III. Concrete relationship concepts (yet more abstract): normally expressed by affixation or internal modification, but commonly in a less intimate fashion than group-II elements. They indicate relationships that go beyond the word itself. For example, English -s for plural nouns.
IV. Pure relationship concepts (totally abstract): expressed by affixation or internal modification of radical elements, or by independent words, or by word order within the sentence. They connect the concrete elements of the proposition, giving them a definite syntactic form. For example, the modifications of English him, her from he, she indicating accusative case; the prepositions to, for; the position of "the dog" in I see the dog indicating that it's the object of the verb, etc.
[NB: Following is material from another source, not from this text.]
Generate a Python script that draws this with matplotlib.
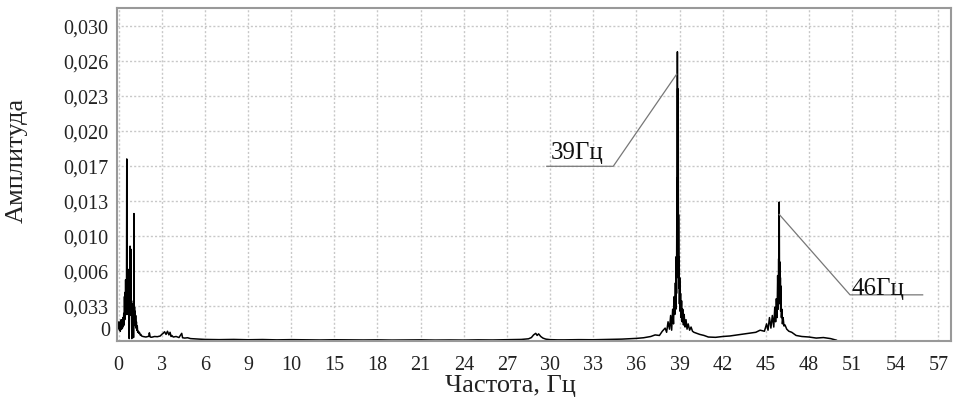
import matplotlib
matplotlib.use("Agg")
import matplotlib.pyplot as plt

plt.rcParams['font.family'] = ['Liberation Serif', 'DejaVu Serif']

# ---- spectrum data (frequency in Hz, amplitude x 1e-3) ----
freq = [0.00, 0.03, 0.06, 0.09, 0.12, 0.15, 0.18, 0.21, 0.24, 0.27, 0.30, 0.33, 0.36, 0.39,
        0.41, 0.43, 0.45, 0.47, 0.49, 0.51, 0.53, 0.55, 0.57, 0.59, 0.61, 0.63, 0.65, 0.67,
        0.69, 0.71, 0.73, 0.74, 0.76, 0.78, 0.80, 0.82, 0.84, 0.86, 0.88, 0.90, 0.92, 0.94,
        0.96, 0.98, 1.00, 1.02, 1.04, 1.06, 1.07, 1.09, 1.11, 1.13, 1.15, 1.17, 1.19, 1.21,
        1.24, 1.27, 1.30, 1.33, 1.37, 1.41, 1.45, 1.50, 1.55, 1.60,
        1.7, 1.9, 2.1, 2.14, 2.2, 2.3, 2.5, 2.7, 2.9, 3.0, 3.1, 3.2, 3.3, 3.4, 3.5, 3.58, 3.65,
        3.7, 3.8, 4.0, 4.2, 4.39, 4.45, 4.6, 4.8, 5.0, 5.3, 5.6, 6.0,
        7, 8, 9, 10, 11, 12, 13, 14, 15, 16, 17, 18, 19, 20, 21, 22, 23, 24, 25, 26, 27, 28,
        28.5, 28.7, 28.85, 29.0, 29.1, 29.2, 29.35, 29.5, 29.7, 30.0, 30.5,
        31, 32, 33, 34, 35, 35.5, 36, 36.5, 37, 37.3, 37.6, 37.8, 38.0, 38.1, 38.2, 38.3,
        38.38, 38.45, 38.52, 38.58, 38.63, 38.67, 38.71, 38.74, 38.77, 38.79, 38.805, 38.82,
        38.83, 38.84, 38.85, 38.86, 38.87, 38.88, 38.89, 38.90, 38.91, 38.92, 38.93, 38.95,
        38.97, 38.99, 39.01, 39.04, 39.07, 39.10, 39.14, 39.18, 39.22, 39.27, 39.32, 39.38,
        39.45, 39.52, 39.6, 39.7, 39.8, 39.9, 40.0, 40.2, 40.4, 40.7, 41.0,
        41.5, 42, 42.5, 43, 43.5, 44, 44.3, 44.6, 44.9, 45.05, 45.15, 45.25, 45.35, 45.45,
        45.55, 45.62, 45.68, 45.73, 45.78, 45.82, 45.86, 45.89, 45.91, 45.93, 45.95, 45.97,
        45.99, 46.01, 46.03, 46.05, 46.08, 46.11, 46.15, 46.2, 46.26, 46.33, 46.45, 46.6, 46.8,
        47.1, 47.5, 48.0, 48.5, 49.0, 49.5, 49.9]

amp_milli = [1.2, 1.8, 1.0, 1.6, 0.9, 1.5, 2.0, 1.1, 1.8, 1.2, 2.2, 1.4, 2.6, 1.5,
             4.2, 2.0, 4.6, 2.4, 5.8, 2.8, 4.4, 3.0, 17.3, 2.5, 5.2, 3.0, 6.8, 2.6,
             4.8, 2.0, 4.4, 0.2, 5.0, 3.0, 9.0, 2.6, 4.2, 8.7, 2.4, 3.8, 0.2, 3.4,
             2.2, 3.5, 1.8, 3.2, 0.3, 3.0, 12.1, 2.0, 3.2, 1.6, 2.8, 1.4, 2.4, 1.2,
             1.8, 1.0, 1.4, 0.8, 0.9, 0.7, 0.8, 0.55, 0.6, 0.45,
             0.40, 0.35, 0.42, 0.75, 0.35, 0.33, 0.40, 0.38, 0.45, 0.60, 0.70, 0.85, 0.60, 0.90,
             0.55, 0.80, 0.40, 0.50, 0.35, 0.40, 0.30, 0.70, 0.28, 0.25, 0.28, 0.20, 0.18, 0.15, 0.12,
             0.10, 0.12, 0.09, 0.11, 0.08, 0.10, 0.09, 0.07, 0.09, 0.08, 0.07, 0.08, 0.06, 0.07,
             0.08, 0.06, 0.07, 0.06, 0.08, 0.07, 0.09, 0.12,
             0.18, 0.30, 0.55, 0.70, 0.50, 0.65, 0.40, 0.25, 0.15, 0.10, 0.08,
             0.08, 0.10, 0.09, 0.12, 0.15, 0.18, 0.22, 0.28, 0.40, 0.55, 0.50, 0.90, 1.20, 0.8, 1.80, 1.1,
             2.4, 1.0, 3.0, 1.6, 4.2, 2.5, 5.5, 3.0, 8.0, 4.5, 10.5, 6.0,
             15.5, 8.0, 27.5, 12.0, 24.0, 9.0, 23.5, 10.0, 20.0, 7.0, 12.0, 5.0,
             8.0, 3.5, 6.0, 2.8, 4.5, 2.2, 3.8, 1.8, 3.0, 1.5, 2.5, 1.3,
             2.0, 1.1, 1.6, 1.0, 1.3, 0.9, 0.8, 0.7, 0.6, 0.5, 0.35,
             0.32, 0.40, 0.45, 0.55, 0.65, 0.75, 0.80, 1.0, 0.9, 1.6, 1.0, 2.2, 1.2, 2.4,
             1.3, 3.2, 1.8, 4.0, 2.2, 6.2, 3.0, 7.8, 4.0, 13.2, 4.5, 7.5,
             3.5, 6.0, 2.8, 5.2, 2.2, 3.0, 1.6, 2.2, 1.4, 1.5, 1.1, 0.9, 0.8,
             0.5, 0.4, 0.35, 0.25, 0.3, 0.2, 0.05]
amp = [v / 1000.0 for v in amp_milli]

x_ticks = [0, 3, 6, 9, 12, 15, 18, 21, 24, 27, 30, 33, 36, 39, 42, 45, 48, 51, 54, 57]
x_tick_labels = ["0", "3", "6", "9", "10", "15", "18", "21", "24", "27", "30", "33", "36",
                 "39", "42", "45", "48", "51", "54", "57"]
y_step = 0.030 / 9
y_ticks = [k * y_step for k in range(10)]
y_tick_labels = ["0", "0,033", "0,006", "0,010", "0,013", "0,017", "0,020", "0,023", "0,026", "0,030"]

peak_labels = ["39Гц", "46Гц"]
peak_points = [(38.80, 0.02537), (45.93, 0.01202)]
label_lines = [(29.77, 34.39, 0.01660), (50.85, 55.90, 0.004364)]
label_text_pos = [(30.05, 0.01800), (50.95, 0.00505)]

fig = plt.figure(figsize=(9.58, 4.06), dpi=100)
ax = fig.add_axes([116.7 / 958, 64.3 / 406, (950.7 - 116.7) / 958, (397 - 64.3) / 406])

ax.plot(freq, amp, color='black', lw=1.1)

ax.set_xlim(-0.13, 57.85)
ax.set_ylim(0, 0.030 + 0.50 * y_step)

fs_tick = 14.5
ax.set_xticks(x_ticks)
ax.set_xticklabels(x_tick_labels, fontsize=fs_tick)
ax.set_yticks(y_ticks)
ax.set_yticklabels([""] + y_tick_labels[1:], fontsize=fs_tick)
ax.tick_params(axis='both', length=0, colors='#222222')
ax.tick_params(axis='x', pad=10)
ax.tick_params(axis='y', pad=6)
ax.annotate(y_tick_labels[0], xy=(0, 0), xycoords=('axes fraction', 'data'),
            xytext=(-6, 10), textcoords='offset pixels', ha='right', va='center',
            fontsize=fs_tick, color='#222222')

ax.grid(True, color='#c8c8c8', linestyle=(0, (1.5, 1.5)), linewidth=1.0)
ax.set_axisbelow(True)
for s in ax.spines.values():
    s.set_color('#999999')
    s.set_linewidth(1.5)

for lab, pk, ln, tp in zip(peak_labels, peak_points, label_lines, label_text_pos):
    x0, x1, yl = ln
    if pk[0] > x1:
        ax.plot([x0, x1, pk[0]], [yl, yl, pk[1]], color='#777777', lw=0.9)
    else:
        ax.plot([x1, x0, pk[0]], [yl, yl, pk[1]], color='#777777', lw=0.9)
    ax.text(tp[0], tp[1], lab, fontsize=18, ha='left', va='center', color='#111111')

fig.text(17 / 958, 1 - 160 / 406, "Амплитуда", rotation=90, ha='center', va='center',
         fontsize=19, color='#222222')
fig.text(510 / 958, 1 - 386 / 406, "Частота, Гц", ha='center', va='center',
         fontsize=19, color='#222222')

fig.savefig("out.png", dpi=100)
The classification of languages according to these classes is as follows:
A. Languages which only express concepts of groups I and IV, so that they have no means of modifying the meaning of the radical element by means of affixes or internal changes. For example, Chinese.
B. Languages which express concepts of groups I, II and IV, preserving pure syntactic relationships and being able to modify the meaning of radical elements by affixation or internal change.
C. Languages which express concepts of groups I and III, where syntactic relationships are expressed in necessary connection to barely concrete concepts, but they can't change the radical elements by affixation or internal change.
D. Languages which express concepts of groups I, II and III, i. e. where syntactic relationships are expressed in mixed ways, like in C., and can also modify the meaning of radical elements by affixation or internal change. In this group belong most of the "flexional" languages with which we are familiar, as well as many "agglutinating" languages.
Each one of the groups A, B, C, D can be subdivided into agglutinating, fusional and symbolic. Agglutination means the things added to the radical element are just juxtaposed (put together); fusional means they are sometimes merged; symbolism roughly means internal change. Group A also has an isolating subtype.
The method (agglutinating, fusional, or symbolic) for a certain group of concepts needn't be identical to the method for a different group. The classification uses a compound term, the first part referring to the method for group II concepts, and the second part to concepts in groups III and IV. These methods are sometimes not alone; English uses them all. For example, goodness from good is agglutination; books from book is regular fusion, depth from deep is irregular fusion, and geese from goose is symbolic fusion or symbolism.
All this rant is just about one thing: you don't have to expect everything must be in its "proper" place in your language (the proper place being that of English). English number (singular vs. plural) is a group III concept, quite abstract and forming part of the very core of words; we can't conceive an English noun without number. In Tibetan, number is an optional feature and it's not grammaticalized as in English; it's not an abstract thing that belongs into the word, but a concrete thing: the idea of plurality, "several" or "many", is expressed by a radical element which is a separate full-fledged word, a group I concept. It's not syntactic and can therefore be omitted when not needed.
Think hard about this! After you place your language on the scale, you have to decide which word classes you'll use, and how they'll link to one another.